近年でも幾度となく大雨による被害が発生しており、2000年の東海豪雨、2008年の8月末豪雨、そして2020年の7月にも大雨となって、 隣接する岐阜県で大雨特別警報が発表されました。一方、2025年3月に発表された「日本の気候変動2025」において、日本国内の極端な大雨の発生頻度は増加し、 強い雨ほど増加率が高くなっており、1時間降水量80mm以上といった大雨の発生頻度も1980年頃と比較して最近10年では約2倍になっていることが示されています。 地球温暖化の進展により将来にわたって、極端な大雨の発生頻度が増えると予測されており、気象災害に対する備えを一層強化していく必要があります。

また、愛知県では、陸域の浅い地震(内陸地殻内地震)である1891年の濃尾地震や1945年の三河地震、海溝型地震である1944年の東南海地震や1946年の南海地震が発生し、 地震動や津波により甚大な被害が出ています。

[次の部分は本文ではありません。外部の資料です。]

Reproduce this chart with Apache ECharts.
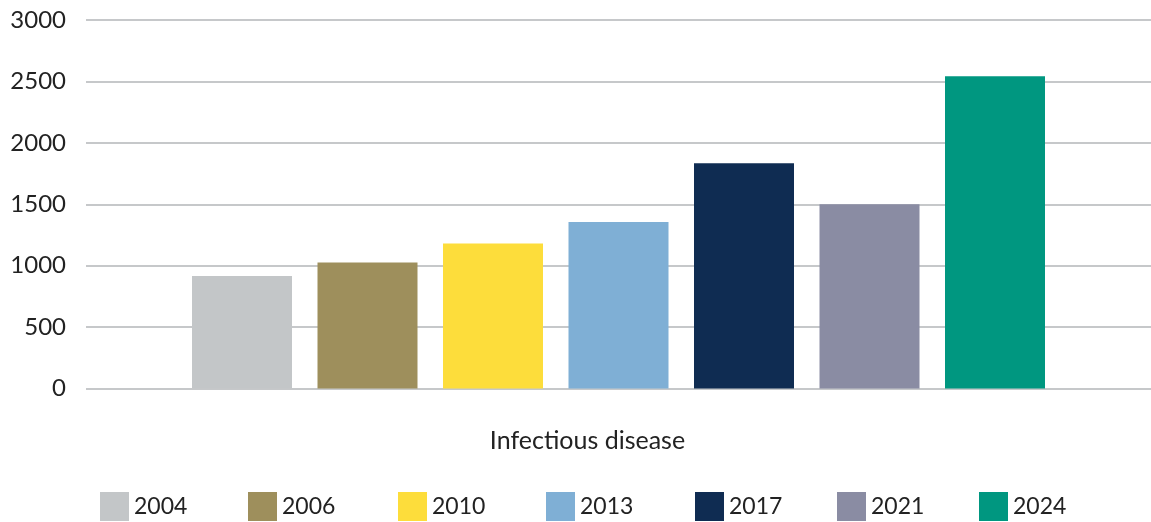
<!DOCTYPE html>
<html>
<head>
<meta charset="utf-8">
<script src="https://cdn.jsdelivr.net/npm/echarts@6/dist/echarts.min.js"></script>
<style>
  html, body { margin: 0; padding: 0; background: #fff; }
  #chart { width: 1151px; height: 522px; }
</style>
</head>
<body>
<div id="chart"></div>
<script>
// Category on the x axis
const categories = ['Infectious disease'];

// One series per survey year
const years = ['2004', '2006', '2010', '2013', '2017', '2021', '2024'];
const values2004 = [915];
const values2006 = [1025];
const values2010 = [1180];
const values2013 = [1355];
const values2017 = [1834];
const values2021 = [1500];
const values2024 = [2543];
const yearValues = [values2004, values2006, values2010, values2013, values2017, values2021, values2024];

// Value-axis ticks
const yMin = 0, yMax = 3000, yStep = 500;

const colors = ['#c3c6c8', '#9e8f5c', '#fddd3b', '#7fafd5', '#0f2c52', '#8a8ca3', '#009780'];
const font = 'Lato, "Liberation Sans", sans-serif';

// Left edge of each legend entry along the bottom row
const legendLeft = [100, 248, 398, 546, 695, 837, 979];

const chart = echarts.init(document.getElementById('chart'));

const series = years.map((y, i) => ({
  name: y,
  type: 'bar',
  data: yearValues[i],
  barWidth: 100,
  barGap: '25.5%',
  itemStyle: { color: colors[i] }
}));

const legends = years.map((y, i) => ({
  data: [y],
  top: 492,
  left: legendLeft[i],
  padding: 0,
  itemWidth: 29,
  itemHeight: 29,
  icon: 'rect',
  textStyle: { fontFamily: font, fontSize: 23, color: '#222' }
}));

chart.setOption({
  animation: false,
  color: colors,
  grid: { left: 86, right: -3, top: 20, bottom: 133.5 },
  legend: legends,
  xAxis: {
    type: 'category',
    data: categories,
    axisLine: { show: false },
    axisTick: { show: false },
    axisLabel: {
      margin: 40,
      fontFamily: font,
      fontSize: 25,
      color: '#222',
      padding: [0, 62, 0, 0]
    }
  },
  yAxis: {
    type: 'value',
    min: yMin,
    max: yMax,
    interval: yStep,
    axisLine: { show: false },
    axisTick: { show: false },
    axisLabel: {
      margin: 20,
      fontFamily: font,
      fontSize: 24,
      color: '#222',
      formatter: v => String(v)
    },
    splitLine: { lineStyle: { color: '#c6c8ca', width: 2 } }
  },
  series: series
});
</script>
</body>
</html>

特に、南海トラフを震源とする海溝型のマグニチュード8~9クラスの巨大地震が30年以内に発生する確率は、 政府の地震調査研究推進本部によれば70~80%と言われています。2024年8月には、日向灘での地震により、「南海トラフ地震臨時情報(巨大地震注意)」 が初めて発表され、改めて地震への備えの重要性が認識されたところです。

このような状況のもと、当台では県や市町村等地方公共団体と連携・協力して、平時における防災に関する意識や知識の向上等の取り組みを強化しています。 メディア、国の機関、また研究機関との連携も防災力向上に大切であり、取り組みを続けています。また、顕著な自然災害が発生または発生が懸念されるときには、 地方公共団体等関係機関に職員を派遣して気象情報の提供や解説を行う(JETT:気象庁防災対応支援チームなど)ことにより、関係機関の防災対応を支援しています。

今後とも頼りにされる気象台であるよう、職員一丸となって、関係機関と連携しつつ取り組んでまいります。どうぞ、よろしくお願いいたします。